Internet Censorship in Daily Life
Internet censorship extends beyond national boundaries and permeates various aspects of daily life. Companies may restrict access to certain websites in workplaces, prohibiting the use of social media platforms like Facebook, Twitter, and YouTube. Additionally, specific programs installed on hardware in public libraries, universities, and schools serve as filters to prevent access to explicit content or hate speech. In some cases, authorities also ban the use of the Tor browser to deter attempts to access the Deep Web.
It has become a prevalent practice employed by governments and corporations worldwide. By controlling online content and restricting access to certain websites, these entities seek to safeguard their interests. Understanding the mechanisms of internet censorship is crucial to protect digital freedom and ensure an open and unrestricted internet that upholds principles of democracy and free expression.
Q: What is internet censorship?
A: Internet censorship refers to the control and regulation of online content, where authorities determine which websites people can access and what information they can share.
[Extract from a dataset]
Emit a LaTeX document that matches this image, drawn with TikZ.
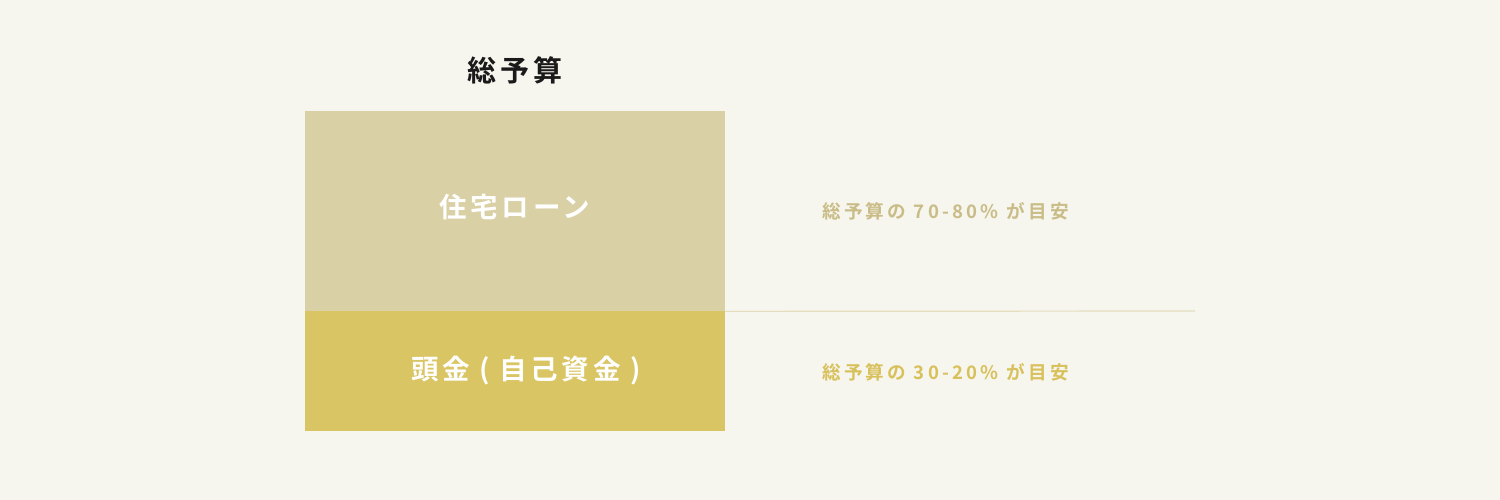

Q: How does internet censorship work?
A: Internet censorship employs various mechanisms such as DNS blacklisting, IP blocking, keyword filtering, deep packet inspection, and intentional slowing down of internet connections. These techniques restrict access to websites or filter out specific content.
Q: How does internet censorship affect daily life?
A: Internet censorship affects daily life by restricting access to certain websites and social media platforms in workplaces, educational institutions, and public spaces. It can also limit access to information, stifle creativity, and hinder the free exchange of ideas.
Q: Can users circumvent internet censorship?
A: Users can circumvent internet censorship to some extent using tools like virtual private networks (VPNs), proxy servers, and the Tor network. However, it is important to note that circumvention methods may not always be foolproof, and their use may carry legal or security risks.